Jesse also sees opportunities to monetize some of the ALC’s services. Free GED and ESL classes for people who need them will continue, of course. But those who are able to pay could fund additional services for those who can’t. “We can be creative in offering classes,” Jesse says. “There’s a huge clientele at Hopkins – we can offer paid English language classes, and this way we can offer more to our learners who need it. We can be both proprietary and mission driven.”
Jesse has already been making connections with organizations that do job training, anchor institutions such as Hopkins, agencies like the Mayor’s Office of African American Male Engagement, and street-level projects like Ceasefire and Safe Streets. “Long term, I see us as a wraparound center that happens to provide classes. Short term – without the funds to do it fully ourselves – we’ll get as creative as possible with our partners.”

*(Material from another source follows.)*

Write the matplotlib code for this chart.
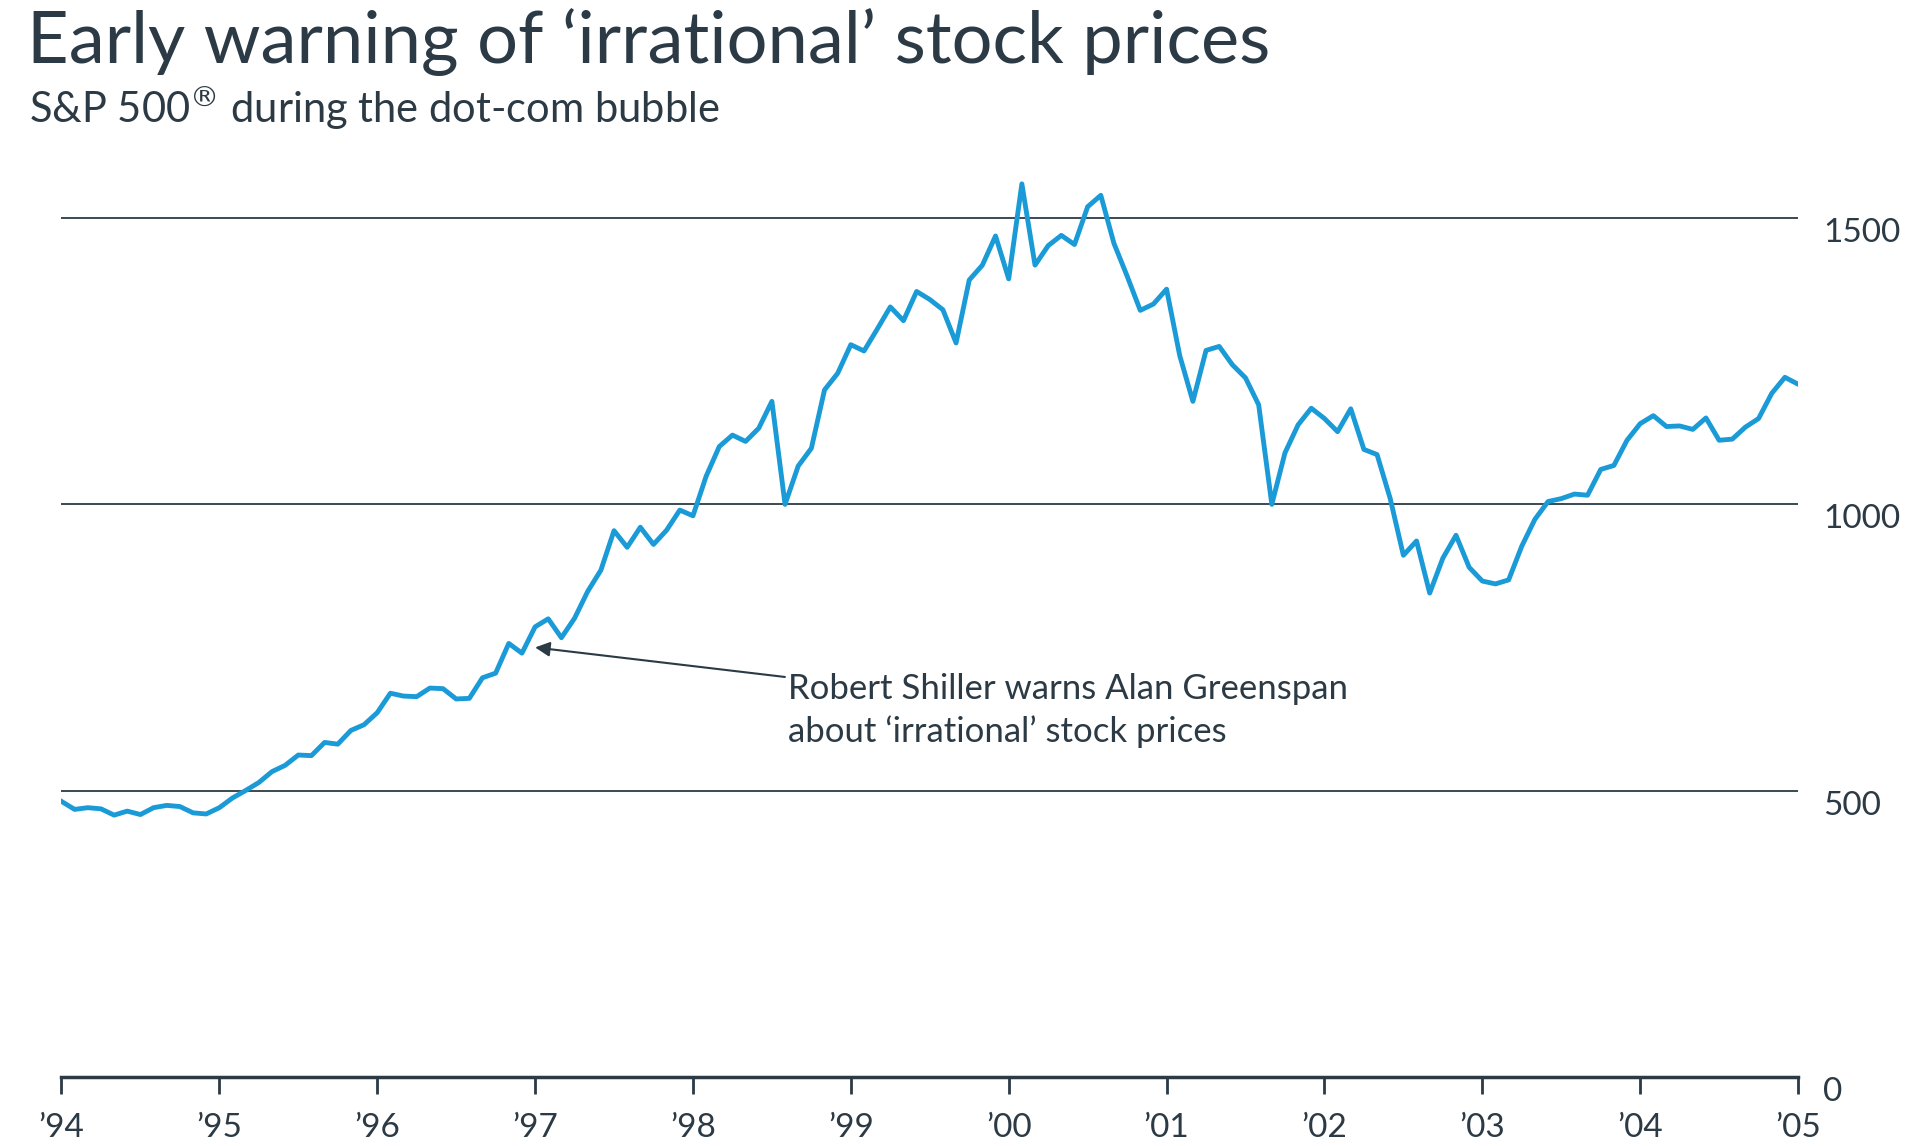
import matplotlib.pyplot as plt
import numpy as np

# monthly S&P 500 levels, Jan 1994 .. Jan 2005
y1994 = [481, 467, 470, 468, 457, 464, 458, 470, 474, 472, 461, 459]
y1995 = [470, 487, 500, 514, 533, 544, 562, 561, 584, 581, 605, 615]
y1996 = [636, 670, 665, 664, 679, 678, 660, 661, 697, 705, 757, 740]
y1997 = [786, 800, 767, 801, 848, 885, 954, 925, 960, 930, 955, 990]
y1998 = [980, 1049, 1101, 1121, 1110, 1133, 1180, 1000, 1067, 1098, 1200, 1229]
y1999 = [1279, 1268, 1306, 1345, 1321, 1372, 1358, 1340, 1282, 1392, 1418, 1469]
y2000 = [1394, 1560, 1418, 1452, 1470, 1454, 1520, 1540, 1456, 1399, 1339, 1350]
y2001 = [1376, 1260, 1180, 1269, 1276, 1244, 1221, 1174, 1000, 1090, 1139, 1168]
y2002 = [1150, 1127, 1167, 1096, 1087, 1010, 911, 936, 845, 906, 946, 890]
y2003 = [866, 861, 868, 927, 974, 1005, 1010, 1018, 1016, 1061, 1068, 1112]
y2004 = [1141, 1155, 1136, 1137, 1131, 1151, 1112, 1114, 1135, 1150, 1194, 1222]
y2005 = [1210]

values = y1994 + y1995 + y1996 + y1997 + y1998 + y1999 + y2000 + y2001 + y2002 + y2003 + y2004 + y2005
dates = 1994 + np.arange(len(values)) / 12.0

years = list(range(1994, 2006))
year_labels = ["\u2019" + str(y)[2:] for y in years]
gridlines = [500, 1000, 1500]
dark = '#2b3a44'

fig = plt.figure(figsize=(19.21, 11.46), dpi=100)
ax = fig.add_axes([0.032, 0.0605, 0.904, 0.824])

for g in gridlines:
    ax.axhline(g, color=dark, linewidth=1.3, zorder=1)

ax.plot(dates, values, color='#1a9bd7', linewidth=3.5, zorder=3)

ax.set_xlim(1994, 2005)
ax.set_ylim(0, 1650)
ax.set_xticks(years)
ax.set_xticklabels(year_labels, fontsize=24, color=dark, family='Lato')
ax.yaxis.tick_right()
ax.set_yticks([0, 500, 1000, 1500])
ax.set_yticklabels(['0', '500', '1000', '1500'], fontsize=24, color=dark,
                   family='Lato', va='top')
ax.tick_params(axis='y', length=0, pad=18)
ax.tick_params(axis='x', length=12, width=2, color=dark, pad=14, direction='out')
for s in ['top', 'right', 'left']:
    ax.spines[s].set_visible(False)
ax.spines['bottom'].set_linewidth(2.5)
ax.spines['bottom'].set_color(dark)

ax.annotate("Robert Shiller warns Alan Greenspan\nabout \u2018irrational\u2019 stock prices",
            xy=(1997.0, 750), xytext=(1998.6, 640), fontsize=25, color=dark,
            family='Lato', va='center', linespacing=1.4,
            arrowprops=dict(arrowstyle='-|>', color=dark, lw=1.5,
                            mutation_scale=22, shrinkA=0, shrinkB=0))

fig.text(0.014, 0.963, "Early warning of \u2018irrational\u2019 stock prices",
         fontsize=52, color=dark, family='Lato', va='center')
fig.text(0.015, 0.906, "S&P 500$^{\u00ae}$ during the dot-com bubble",
         fontsize=30, color=dark, family='Lato', va='center')

fig.savefig('out.png', dpi=100)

In his spare time, Jesse enjoys working on various social justice causes, going to the gym, watching TV, and hanging out with his partner and their dog, Waffles. He is also a sports nut – especially soccer, but also basketball, football, and baseball. (He’s a Yankees fan, but this can perhaps be forgiven as his father grew up in the Bronx.)
A runner, Jesse also plans to buy a bike for the short daily ride from Fells to the Hoen Building in Collington Square. Strong City and the ALC will officially be open for business in the new location on January 6, 2020.
“I’m really excited about the opportunity to drive this mission in a new place,” he says. “It’s not a chance you often get.”